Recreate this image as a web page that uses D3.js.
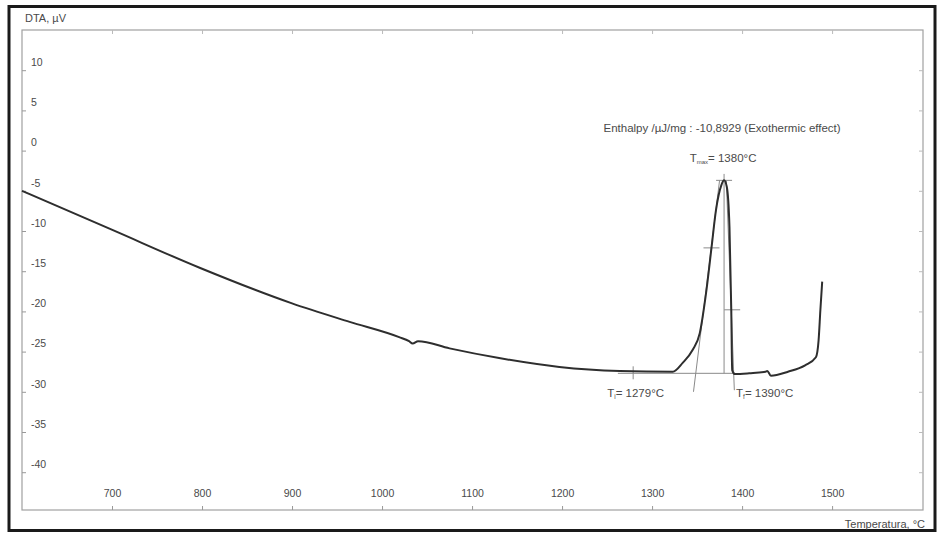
<!DOCTYPE html>
<html>
<head>
<meta charset="utf-8">
<script src="https://cdn.jsdelivr.net/npm/d3@7"></script>
<style>
  body { margin: 0; background: #fff; }
  svg { display: block; font-family: "Liberation Sans", Arial, sans-serif; }
</style>
</head>
<body>
<div id="wrapper"></div>
<script>
// DTA curve: temperature (°C) and signal (µV)
const temperature = [600, 701, 798, 900, 964, 1019, 1030, 1034, 1040, 1075, 1130, 1197, 1264, 1323,
    1334, 1345, 1353, 1360, 1366, 1371, 1377, 1380, 1383, 1386, 1388, 1389, 1392,
    1408, 1426, 1428, 1432, 1451, 1470, 1482, 1485, 1487, 1489]
const dta = [-5.0, -9.9, -14.6, -19.0, -21.3, -23.2, -23.7, -24.0, -23.7, -24.6, -25.8, -26.9, -27.4, -27.5,
    -26.4, -24.8, -22.7, -17.7, -12.1, -7.4, -4.3, -3.7, -4.5, -9.5, -19.8, -27.3, -27.8,
    -27.7, -27.5, -27.4, -28.0, -27.5, -26.7, -25.7, -23.6, -19.8, -16.3]

const xTicks = [700, 800, 900, 1000, 1100, 1200, 1300, 1400, 1500]
const yTicks = [10, 5, 0, -5, -10, -15, -20, -25, -30, -35, -40]

// peak analysis
const onsetT = 1279
const peakT = 1380
const endT = 1390
const baselineValue = -27.7
const riseTangent = [[1346, -30.0], [1375, -3.7]]
const fallTangent = [[1382.5, -3.7], [1391.4, -29.8]]
const crossMarks = [[1366, -12.1], [1380, -3.7], [1389, -19.8]]

const dimensions = {
    width: 941,
    height: 535,
    margin: { top: 30, right: 18, bottom: 25, left: 22 },
}
dimensions.boundedWidth = dimensions.width - dimensions.margin.left - dimensions.margin.right
dimensions.boundedHeight = dimensions.height - dimensions.margin.top - dimensions.margin.bottom

const wrapper = d3.select("#wrapper")
    .append("svg")
    .attr("width", dimensions.width)
    .attr("height", dimensions.height)

// outer black frame
wrapper.append("rect")
    .attr("x", 9).attr("y", 6.5)
    .attr("width", 926).attr("height", 524)
    .attr("fill", "none")
    .attr("stroke", "#1a1a1a")
    .attr("stroke-width", 3)

const bounds = wrapper.append("g")
    .attr("transform", `translate(${dimensions.margin.left},${dimensions.margin.top})`)

const xScale = d3.scaleLinear()
    .domain([600, 1601])
    .range([0, dimensions.boundedWidth])

const yScale = d3.scaleLinear()
    .domain([-44.7, 15])
    .range([dimensions.boundedHeight, 0])

// plot frame
bounds.append("rect")
    .attr("width", dimensions.boundedWidth)
    .attr("height", dimensions.boundedHeight)
    .attr("fill", "none")
    .attr("stroke", "#a0a0a0")
    .attr("stroke-width", 1.2)

const textColor = "#4a4a4a"

// axes, ticks drawn inward on all four sides
const xAxis = bounds.append("g")
    .attr("transform", `translate(0,${dimensions.boundedHeight})`)
    .call(d3.axisBottom(xScale).tickValues(xTicks).tickSize(-4).tickSizeOuter(0).tickFormat(d => String(d)))
xAxis.select(".domain").remove()
xAxis.selectAll("line").attr("stroke", "#999")
xAxis.selectAll("text")
    .attr("y", -13).attr("dy", 0)
    .attr("fill", textColor)
    .style("font-size", "10.5px")

bounds.append("g")
    .call(d3.axisTop(xScale).tickValues(xTicks).tickSize(-4).tickFormat(""))
    .call(g => g.select(".domain").remove())
    .selectAll("line").attr("stroke", "#bbb")

const yAxis = bounds.append("g")
    .call(d3.axisLeft(yScale).tickValues(yTicks).tickSize(-4).tickSizeOuter(0).tickFormat(d => String(d)))
yAxis.select(".domain").remove()
yAxis.selectAll("line").attr("stroke", "#999")
yAxis.selectAll("text")
    .attr("x", 9).attr("dy", "-0.45em")
    .attr("text-anchor", "start")
    .attr("fill", textColor)
    .style("font-size", "10.5px")

bounds.append("g")
    .attr("transform", `translate(${dimensions.boundedWidth},0)`)
    .call(d3.axisRight(yScale).tickValues(yTicks).tickSize(-4).tickFormat(""))
    .call(g => g.select(".domain").remove())
    .selectAll("line").attr("stroke", "#bbb")

// axis titles
wrapper.append("text")
    .attr("x", 25).attr("y", 22)
    .attr("fill", textColor)
    .style("font-size", "11px")
    .text("DTA, µV")

wrapper.append("text")
    .attr("x", 925).attr("y", 528)
    .attr("text-anchor", "end")
    .attr("fill", textColor)
    .style("font-size", "11px")
    .text("Temperatura, °C")

// analysis construction lines
const helper = bounds.append("g")
    .attr("stroke", "#8a8a8a")
    .attr("stroke-width", 1)
    .attr("fill", "none")

helper.append("line")
    .attr("x1", xScale(1262)).attr("x2", xScale(1392))
    .attr("y1", yScale(baselineValue)).attr("y2", yScale(baselineValue))

helper.append("line")
    .attr("x1", xScale(onsetT)).attr("x2", xScale(onsetT))
    .attr("y1", yScale(baselineValue) - 7).attr("y2", yScale(baselineValue) + 6)

helper.append("line")
    .attr("x1", xScale(peakT)).attr("x2", xScale(peakT))
    .attr("y1", yScale(-2.9)).attr("y2", yScale(baselineValue))

const lineGenerator = d3.line()
    .x(d => xScale(d[0]))
    .y(d => yScale(d[1]))

helper.append("path").attr("d", lineGenerator(riseTangent))
helper.append("path").attr("d", lineGenerator(fallTangent))

helper.selectAll(".cross")
    .data(crossMarks)
    .join("line")
    .attr("x1", d => xScale(d[0]) - 8)
    .attr("x2", d => xScale(d[0]) + 8)
    .attr("y1", d => yScale(d[1]))
    .attr("y2", d => yScale(d[1]))

// DTA curve
const curve = d3.line()
    .x((d, i) => xScale(temperature[i]))
    .y(d => yScale(d))
    .curve(d3.curveMonotoneX)

bounds.append("path")
    .attr("d", curve(dta))
    .attr("fill", "none")
    .attr("stroke", "#2e2e2e")
    .attr("stroke-width", 2)

// annotations
const labels = bounds.append("g")
    .attr("fill", textColor)
    .style("font-size", "11.5px")

labels.append("text")
    .attr("x", xScale(peakT) - 2).attr("y", yScale(2.3))
    .attr("text-anchor", "middle")
    .text("Enthalpy /µJ/mg : -10,8929 (Exothermic effect)")

const tMax = labels.append("text")
    .attr("x", xScale(peakT) - 1).attr("y", yScale(-1.4))
    .attr("text-anchor", "middle")
tMax.append("tspan").text("T")
tMax.append("tspan").attr("dy", 2).style("font-size", "6px").text("max")
tMax.append("tspan").attr("dy", -2).text("= 1380°C")

const tOn = labels.append("text")
    .attr("x", xScale(onsetT) - 26).attr("y", yScale(-30.7))
tOn.append("tspan").text("T")
tOn.append("tspan").attr("dy", 2).style("font-size", "6.5px").text("i")
tOn.append("tspan").attr("dy", -2).text("= 1279°C")

const tEnd = labels.append("text")
    .attr("x", xScale(endT) + 3).attr("y", yScale(-30.7))
tEnd.append("tspan").text("T")
tEnd.append("tspan").attr("dy", 2).style("font-size", "6.5px").text("f")
tEnd.append("tspan").attr("dy", -2).text("= 1390°C")
</script>
</body>
</html>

========

* **Task instructions**
Give back the whole listing as it stands, minus its pictures.

* **Expected answer**
Recreate this image as a web page that uses D3.js.
<!DOCTYPE html>
<html>
<head>
<meta charset="utf-8">
<script src="https://cdn.jsdelivr.net/npm/d3@7"></script>
<style>
  body { margin: 0; background: #fff; }
  svg { display: block; font-family: "Liberation Sans", Arial, sans-serif; }
</style>
</head>
<body>
<div id="wrapper"></div>
<script>
// DTA curve: temperature (°C) and signal (µV)
const temperature = [600, 701, 798, 900, 964, 1019, 1030, 1034, 1040, 1075, 1130, 1197, 1264, 1323,
    1334, 1345, 1353, 1360, 1366, 1371, 1377, 1380, 1383, 1386, 1388, 1389, 1392,
    1408, 1426, 1428, 1432, 1451, 1470, 1482, 1485, 1487, 1489]
const dta = [-5.0, -9.9, -14.6, -19.0, -21.3, -23.2, -23.7, -24.0, -23.7, -24.6, -25.8, -26.9, -27.4, -27.5,
    -26.4, -24.8, -22.7, -17.7, -12.1, -7.4, -4.3, -3.7, -4.5, -9.5, -19.8, -27.3, -27.8,
    -27.7, -27.5, -27.4, -28.0, -27.5, -26.7, -25.7, -23.6, -19.8, -16.3]

const xTicks = [700, 800, 900, 1000, 1100, 1200, 1300, 1400, 1500]
const yTicks = [10, 5, 0, -5, -10, -15, -20, -25, -30, -35, -40]

// peak analysis
const onsetT = 1279
const peakT = 1380
const endT = 1390
const baselineValue = -27.7
const riseTangent = [[1346, -30.0], [1375, -3.7]]
const fallTangent = [[1382.5, -3.7], [1391.4, -29.8]]
const crossMarks = [[1366, -12.1], [1380, -3.7], [1389, -19.8]]

const dimensions = {
    width: 941,
    height: 535,
    margin: { top: 30, right: 18, bottom: 25, left: 22 },
}
dimensions.boundedWidth = dimensions.width - dimensions.margin.left - dimensions.margin.right
dimensions.boundedHeight = dimensions.height - dimensions.margin.top - dimensions.margin.bottom

const wrapper = d3.select("#wrapper")
    .append("svg")
    .attr("width", dimensions.width)
    .attr("height", dimensions.height)

// outer black frame
wrapper.append("rect")
    .attr("x", 9).attr("y", 6.5)
    .attr("width", 926).attr("height", 524)
    .attr("fill", "none")
    .attr("stroke", "#1a1a1a")
    .attr("stroke-width", 3)

const bounds = wrapper.append("g")
    .attr("transform", `translate(${dimensions.margin.left},${dimensions.margin.top})`)

const xScale = d3.scaleLinear()
    .domain([600, 1601])
    .range([0, dimensions.boundedWidth])

const yScale = d3.scaleLinear()
    .domain([-44.7, 15])
    .range([dimensions.boundedHeight, 0])

// plot frame
bounds.append("rect")
    .attr("width", dimensions.boundedWidth)
    .attr("height", dimensions.boundedHeight)
    .attr("fill", "none")
    .attr("stroke", "#a0a0a0")
    .attr("stroke-width", 1.2)

const textColor = "#4a4a4a"

// axes, ticks drawn inward on all four sides
const xAxis = bounds.append("g")
    .attr("transform", `translate(0,${dimensions.boundedHeight})`)
    .call(d3.axisBottom(xScale).tickValues(xTicks).tickSize(-4).tickSizeOuter(0).tickFormat(d => String(d)))
xAxis.select(".domain").remove()
xAxis.selectAll("line").attr("stroke", "#999")
xAxis.selectAll("text")
    .attr("y", -13).attr("dy", 0)
    .attr("fill", textColor)
    .style("font-size", "10.5px")

bounds.append("g")
    .call(d3.axisTop(xScale).tickValues(xTicks).tickSize(-4).tickFormat(""))
    .call(g => g.select(".domain").remove())
    .selectAll("line").attr("stroke", "#bbb")

const yAxis = bounds.append("g")
    .call(d3.axisLeft(yScale).tickValues(yTicks).tickSize(-4).tickSizeOuter(0).tickFormat(d => String(d)))
yAxis.select(".domain").remove()
yAxis.selectAll("line").attr("stroke", "#999")
yAxis.selectAll("text")
    .attr("x", 9).attr("dy", "-0.45em")
    .attr("text-anchor", "start")
    .attr("fill", textColor)
    .style("font-size", "10.5px")

bounds.append("g")
    .attr("transform", `translate(${dimensions.boundedWidth},0)`)
    .call(d3.axisRight(yScale).tickValues(yTicks).tickSize(-4).tickFormat(""))
    .call(g => g.select(".domain").remove())
    .selectAll("line").attr("stroke", "#bbb")

// axis titles
wrapper.append("text")
    .attr("x", 25).attr("y", 22)
    .attr("fill", textColor)
    .style("font-size", "11px")
    .text("DTA, µV")

wrapper.append("text")
    .attr("x", 925).attr("y", 528)
    .attr("text-anchor", "end")
    .attr("fill", textColor)
    .style("font-size", "11px")
    .text("Temperatura, °C")

// analysis construction lines
const helper = bounds.append("g")
    .attr("stroke", "#8a8a8a")
    .attr("stroke-width", 1)
    .attr("fill", "none")

helper.append("line")
    .attr("x1", xScale(1262)).attr("x2", xScale(1392))
    .attr("y1", yScale(baselineValue)).attr("y2", yScale(baselineValue))

helper.append("line")
    .attr("x1", xScale(onsetT)).attr("x2", xScale(onsetT))
    .attr("y1", yScale(baselineValue) - 7).attr("y2", yScale(baselineValue) + 6)

helper.append("line")
    .attr("x1", xScale(peakT)).attr("x2", xScale(peakT))
    .attr("y1", yScale(-2.9)).attr("y2", yScale(baselineValue))

const lineGenerator = d3.line()
    .x(d => xScale(d[0]))
    .y(d => yScale(d[1]))

helper.append("path").attr("d", lineGenerator(riseTangent))
helper.append("path").attr("d", lineGenerator(fallTangent))

helper.selectAll(".cross")
    .data(crossMarks)
    .join("line")
    .attr("x1", d => xScale(d[0]) - 8)
    .attr("x2", d => xScale(d[0]) + 8)
    .attr("y1", d => yScale(d[1]))
    .attr("y2", d => yScale(d[1]))

// DTA curve
const curve = d3.line()
    .x((d, i) => xScale(temperature[i]))
    .y(d => yScale(d))
    .curve(d3.curveMonotoneX)

bounds.append("path")
    .attr("d", curve(dta))
    .attr("fill", "none")
    .attr("stroke", "#2e2e2e")
    .attr("stroke-width", 2)

// annotations
const labels = bounds.append("g")
    .attr("fill", textColor)
    .style("font-size", "11.5px")

labels.append("text")
    .attr("x", xScale(peakT) - 2).attr("y", yScale(2.3))
    .attr("text-anchor", "middle")
    .text("Enthalpy /µJ/mg : -10,8929 (Exothermic effect)")

const tMax = labels.append("text")
    .attr("x", xScale(peakT) - 1).attr("y", yScale(-1.4))
    .attr("text-anchor", "middle")
tMax.append("tspan").text("T")
tMax.append("tspan").attr("dy", 2).style("font-size", "6px").text("max")
tMax.append("tspan").attr("dy", -2).text("= 1380°C")

const tOn = labels.append("text")
    .attr("x", xScale(onsetT) - 26).attr("y", yScale(-30.7))
tOn.append("tspan").text("T")
tOn.append("tspan").attr("dy", 2).style("font-size", "6.5px").text("i")
tOn.append("tspan").attr("dy", -2).text("= 1279°C")

const tEnd = labels.append("text")
    .attr("x", xScale(endT) + 3).attr("y", yScale(-30.7))
tEnd.append("tspan").text("T")
tEnd.append("tspan").attr("dy", 2).style("font-size", "6.5px").text("f")
tEnd.append("tspan").attr("dy", -2).text("= 1390°C")
</script>
</body>
</html>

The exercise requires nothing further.